Rototype deployment to help Nigeria achieve cashless vision
By Digital News Asia October 28, 2014
- Nigeria wants to reduce money-laundering and crime caused by cash-based economy
- Rototype Cashless ATM an alternate payments channel, cuts down cash-handling
NEW York-headquartered and Malaysian-managed Rototype International has deployed a project in Nigeria that it believes will help propel that nation towards its vision of a cashless society that will also reduce money-laundering and crime.
Nigeria has seen tremendous increase in the adoption of alternate payment channels since the implementation of its Cashless Policy in January 2012, an initiative to encourage the use of electronic payment transactions, and to reduce the circulation of cash in the economy, Rototype said in a statement.
The Central Bank of Nigeria (CBN) wants to achieve economic growth and modernisation by realising the Payment System Vision 20:2020, which aims to eliminate the high occurrences of money-laundering and crime caused by a cash-based economy.
CBN also hopes to help banks reduce the cost of cash, so that savings can be repurposed to provide banking customers with better payment options and greater banking reach, Rototype said.
Channels like Point of Sale (POS) terminals, credit cards, Internet and mobile banking, and the use of self-service ATM (automated teller machine) technologies have experienced widespread growth in just two years.
A customer satisfaction survey conducted in April 2013 by the Nigeria Banking Industry has shown that ATMs remain customers’ most used and preferred channel.

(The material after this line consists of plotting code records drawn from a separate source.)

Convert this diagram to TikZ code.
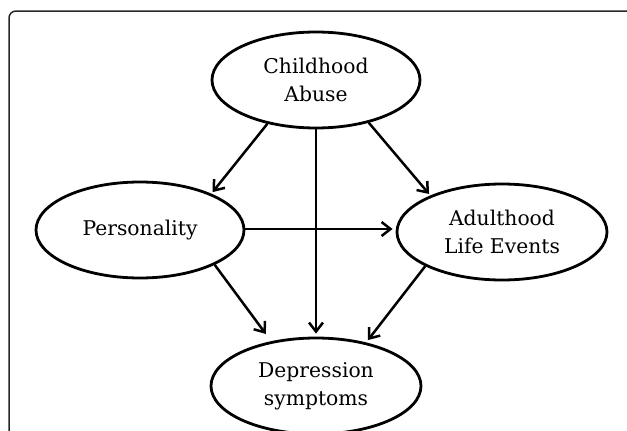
\documentclass[tikz,border=0pt]{standalone}
\usepackage{fontspec}
\setmainfont{DejaVu Serif}
\usetikzlibrary{arrows.meta,shapes.geometric}
\begin{document}
\begin{tikzpicture}[x=1pt,y=-1pt,
 ell/.style={draw=black, ellipse, line width=2.8pt, minimum width=208pt, minimum height=96pt,
   inner sep=0pt, align=center, font=\fontsize{20.3}{28}\selectfont, text=black},
 arr/.style={line width=2.5pt, black, -{Straight Barb[length=9pt,width=14pt]}}]
\useasboundingbox (0,0) rectangle (627,431);
\clip (0,0) rectangle (627,431);
\draw[line width=1.5pt, black!85, rounded corners=7pt] (9,445) -- (9,11) -- (640,11);
\node[ell] (ca) at (316,80) {Childhood\\Abuse};
\node[ell] (p) at (140,230) {Personality};
\node[ell, minimum width=210pt] (ad) at (502,232) {Adulthood\\Life Events};
\node[ell, minimum width=210pt] (dep) at (316,386) {Depression\\symptoms};
\draw[arr, shorten >=2pt] (ca.222) -- (p.27);
\draw[arr, shorten >=3pt] (ca.south) -- (dep.north);
\draw[arr, shorten >=2pt] (ca.-39.6) -- (ad.153.4);
\draw[arr, shorten >=3pt] (p.east |- 0,229) -- (ad.west |- 0,229);
\draw[arr, shorten >=9pt] (p.-25.9) -- (dep.135.6);
\draw[arr, shorten >=3pt] (ad.204) -- (dep.41.4);
\end{tikzpicture}
\end{document}
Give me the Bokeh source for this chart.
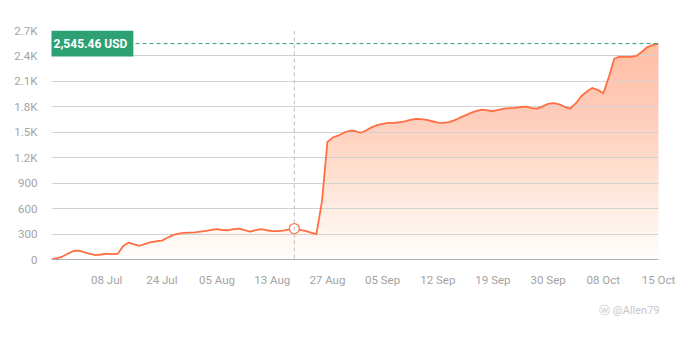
import numpy as np
from bokeh.plotting import figure
from bokeh.models import Range1d, FixedTicker, Span, Label, Title
from bokeh.embed import file_html
from bokeh.resources import INLINE

# ---- data (index-based x, labels every 10 points) ----
values = [0, 15, 35, 70, 100, 105, 85, 65, 51, 59,
          70, 63, 68, 160, 200, 178, 162, 184, 205, 215,
          222, 256, 288, 305, 315, 318, 320, 328, 337, 350,
          357, 348, 345, 358, 363, 345, 330, 345, 357, 345,
          335, 336, 340, 352, 365, 350, 338, 318, 298, 680,
          1385, 1440, 1462, 1495, 1518, 1515, 1494, 1520, 1558, 1585,
          1600, 1610, 1612, 1618, 1628, 1645, 1658, 1655, 1645, 1630,
          1615, 1610, 1620, 1640, 1672, 1700, 1728, 1752, 1768, 1758,
          1748, 1765, 1780, 1785, 1788, 1798, 1803, 1785, 1778, 1805,
          1835, 1845, 1830, 1800, 1780, 1840, 1925, 1980, 2022, 2000,
          1960, 2150, 2370, 2393, 2390, 2388, 2400, 2450, 2505, 2530,
          2545.46]
x_tick_labels = ["08 Jul", "24 Jul", "05 Aug", "13 Aug", "27 Aug", "05 Sep",
                 "12 Sep", "19 Sep", "30 Sep", "08 Oct", "15 Oct"]
x_tick_pos = [10, 20, 30, 40, 50, 60, 70, 80, 90, 100, 110]
y_ticks = [0, 300, 600, 900, 1200, 1500, 1800, 2100, 2400, 2700]
y_tick_labels = ["0", "300", "600", "900", "1.2K", "1.5K", "1.8K", "2.1K", "2.4K", "2.7K"]
hover_index = 44
currency = "USD"
watermark = "@Allen79"

x = np.arange(len(values))
v = np.array(values, dtype=float)

LINE = "#ff6f42"
FILL = "#ff8f66"
GREEN = "#2ea174"
GRAY_TXT = "#a3a3a3"
FONT = "Roboto"

p = figure(width=678, height=340, output_backend="svg", toolbar_location=None,
           x_range=Range1d(0, len(values) - 1), y_range=Range1d(0, 2700),
           min_border_left=51, min_border_right=20, min_border_top=30,
           min_border_bottom=81, outline_line_color=None)
p.background_fill_color = "white"
p.border_fill_color = "white"

# gradient-like fill: stacked translucent layers
n_layers = 40
a = 0.021
for k in range(n_layers):
    lo = 2700.0 * k / n_layers
    y1 = np.minimum(v, lo)
    p.varea(x=x, y1=y1, y2=v, fill_color=FILL, fill_alpha=a, level="underlay")

p.line(x, v, line_color=LINE, line_width=1.8, line_join="round")

# crosshair
p.add_layout(Span(location=hover_index, dimension="height", line_color="#bdbdbd",
                  line_dash="4 3", line_width=1))
p.scatter([x[hover_index]], [v[hover_index]], size=10, marker="circle",
          fill_color="white", line_color=LINE, line_width=1.2)

# last-value line + label
p.add_layout(Span(location=v[-1], dimension="width", line_color=GREEN,
                  line_dash="4 3", line_width=1))
p.add_layout(Label(x=-0.72, y=v[-1], text=f"{v[-1]:,.2f} {currency}",
                   text_font=FONT, text_font_style="bold", text_font_size="12px",
                   text_color="white", text_baseline="middle", text_align="left",
                   background_fill_color=GREEN, padding=6, level="overlay"))

# watermark below the axis
p.add_layout(Title(text="\u24e6 " + watermark, align="right", text_font=FONT,
                   text_font_size="11px", text_font_style="normal",
                   text_color="#c8c8c8", standoff=24, offset=-1), "below")

# axes
p.xaxis.ticker = FixedTicker(ticks=x_tick_pos)
p.xaxis.major_label_overrides = {t: l for t, l in zip(x_tick_pos, x_tick_labels)}
p.yaxis.ticker = FixedTicker(ticks=y_ticks)
p.yaxis.major_label_overrides = {t: l for t, l in zip(y_ticks, y_tick_labels)}
for ax in (p.xaxis, p.yaxis):
    ax.major_tick_line_color = None
    ax.minor_tick_line_color = None
    ax.major_label_text_color = GRAY_TXT
    ax.major_label_text_font = FONT
    ax.major_label_text_font_size = "11.5px"
p.yaxis.axis_line_color = None
p.yaxis.major_label_standoff = 8
p.xaxis.axis_line_color = "#b0b0b0"
p.xaxis.axis_line_width = 1
p.xaxis.major_label_standoff = 7

p.xgrid.grid_line_color = None
p.ygrid.grid_line_color = "#d2d2d2"
p.ygrid.grid_line_width = 1

open("out.html", "w").write(file_html(p, INLINE))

London-based research firm RBR also reported that Nigeria will continue to experience one of the fastest ATM growths globally until 2018.
Rototype said it has teamed up with Orange Apple Technologies Limited (OAT) of Nigeria to introduce the Rototype Cashless ATM, a self-service automated teller machine designed to maintain the familiar experience of a cash-dispensing ATM which can be shared amongst multiple merchants.

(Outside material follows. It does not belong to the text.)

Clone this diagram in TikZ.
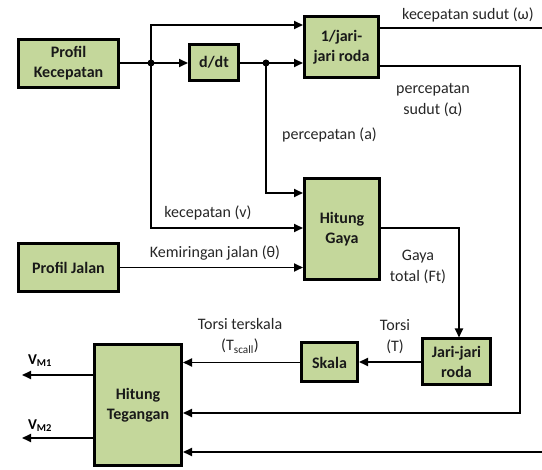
\documentclass[tikz,border=0pt]{standalone}
\usepackage{fontspec}
\setmainfont{Carlito}
\usetikzlibrary{arrows.meta}
\definecolor{boxgreen}{HTML}{C4D79B}
\definecolor{lbltext}{HTML}{262626}
\begin{document}
\begin{tikzpicture}[x=1pt,y=-1pt,
  blok/.style={draw=black, line width=3pt, fill=boxgreen, font=\bfseries\fontsize{16}{20}\selectfont, align=center, inner sep=0pt, text=black!90},
  conn/.style={line width=1.8pt},
  arr/.style={conn, -{Triangle[length=9pt,width=8pt]}},
  lbl/.style={font=\fontsize{16}{21}\selectfont, align=center, text=lbltext, inner sep=0pt},
  jdot/.style={circle, fill=black, inner sep=0pt, minimum size=7pt}]
\useasboundingbox (0,0) rectangle (542,470);
% blocks
\node[blok, minimum width=100pt, minimum height=48pt] (pk) at (68.5,63.5) {Profil\\Kecepatan};
\node[blok, minimum width=49pt, minimum height=36pt] (ddt) at (214,62.5) {d/dt};
\node[blok, minimum width=74pt, minimum height=61pt] (jr1) at (341.5,47) {1/jari-\\jari roda};
\node[blok, minimum width=75pt, minimum height=101pt] (hg) at (342,229) {Hitung\\Gaya};
\node[blok, minimum width=100pt, minimum height=48pt] (pj) at (68.5,267.5) {Profil Jalan};
\node[blok, minimum width=68pt, minimum height=46pt] (jj) at (456.5,362) {Jari-jari\\roda};
\node[blok, minimum width=56pt, minimum height=39pt] (sk) at (329.5,362.5) {Skala};
\node[blok, minimum width=87pt, minimum height=121pt] (ht) at (138,405) {Hitung\\Tegangan};
% coordinates
\coordinate (d1) at (151,63);
\coordinate (d2) at (266,63);
\coordinate (t1) at (151,25);
\coordinate (a1) at (266,193);
\coordinate (v1) at (151,228);
\coordinate (w1) at (542,28);
\coordinate (al1) at (520,66);
\coordinate (al2) at (520,413);
\coordinate (f1) at (459,228);
\coordinate (e2) at (542,452);
\coordinate (o1) at (22,375);
\coordinate (o2) at (22,438);
% connectors
\draw[conn] (pk.east |- d1) -- (d1);
\draw[arr] (d1) -- (d1 -| ddt.west);
\draw[arr] (d1) -- (t1) -- (t1 -| jr1.west);
\draw[conn] (ddt.east |- d2) -- (d2);
\draw[arr] (d2) -- (d2 -| jr1.west);
\draw[arr] (d2) -- (a1) -- (a1 -| hg.west);
\draw[arr] (d1) -- (v1) -- (v1 -| hg.west);
\draw[arr] (pj.east) -- (pj.east -| hg.west);
\draw[conn] (w1 -| jr1.east) -- (w1);
\draw[arr] (al1 -| jr1.east) -- (al1) -- (al2) -- (al2 -| ht.east);
\draw[arr] (f1 -| hg.east) -- (f1) -- (f1 |- jj.north);
\draw[arr] (jj.west) -- (jj.west -| sk.east);
\draw[arr] (sk.west) -- (sk.west -| ht.east);
\draw[arr] (e2) -- (e2 -| ht.east);
\draw[arr] (o1 -| ht.west) -- (o1);
\draw[arr] (o2 -| ht.west) -- (o2);
\node[jdot] (j1) at (d1) {};
\node[jdot] (j2) at (d2) {};
% labels
\node[lbl] (l1) at (468,15) {kecepatan sudut (ω)};
\node[lbl] (l2) at (433,100) {percepatan\\sudut (α)};
\node[lbl] (l3) at (329.5,135) {percepatan (a)};
\node[lbl] (l4) at (208,213) {kecepatan (v)};
\node[lbl] (l5) at (215,253) {Kemiringan jalan (θ)};
\node[lbl] (l6) at (418,267) {Gaya\\total (Ft)};
\node[lbl] (l7) at (395,337) {Torsi\\(T)};
\node[lbl] (l8) at (240,336) {Torsi terskala\\(T\textsubscript{scall})};
\node[lbl, font=\bfseries\fontsize{15}{18}\selectfont, text=black] (l9) at (40,361) {V\textsubscript{M1}};
\node[lbl, font=\bfseries\fontsize{15}{18}\selectfont, text=black] (l10) at (40,426) {V\textsubscript{M2}};
\end{tikzpicture}
\end{document}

OAT chief executive officer Osato Izegbuwa believes that this machine will command a large part of the e-payments market because of its shared ATM model.
The Rototype Cashless ATM is purposefully built based on a shared ATM concept whereby shoppers will be able to pay for purchases using their ATM card, thus eliminating cash handling between the shopper and merchant.
It also enables instantaneous payment debited into the merchant’s account so that merchants need not fear the risk of robbery or pilferage, Rototype said.
Besides realising substantial savings from decreased cash handling, participating banks will also benefit because new merchant customers would need to open operating accounts with the bank. A large and profitable market segment can be found by capturing enough of these long-tail merchants, the company said.
“Nigeria is now equipped with the right infrastructure and its people are ready to embrace technological advancements,” said Rototype International group chief executive officer Harres Tan.
“We look forward to continue expanding our presence in West Africa through forward-thinking companies such as OAT,” he added.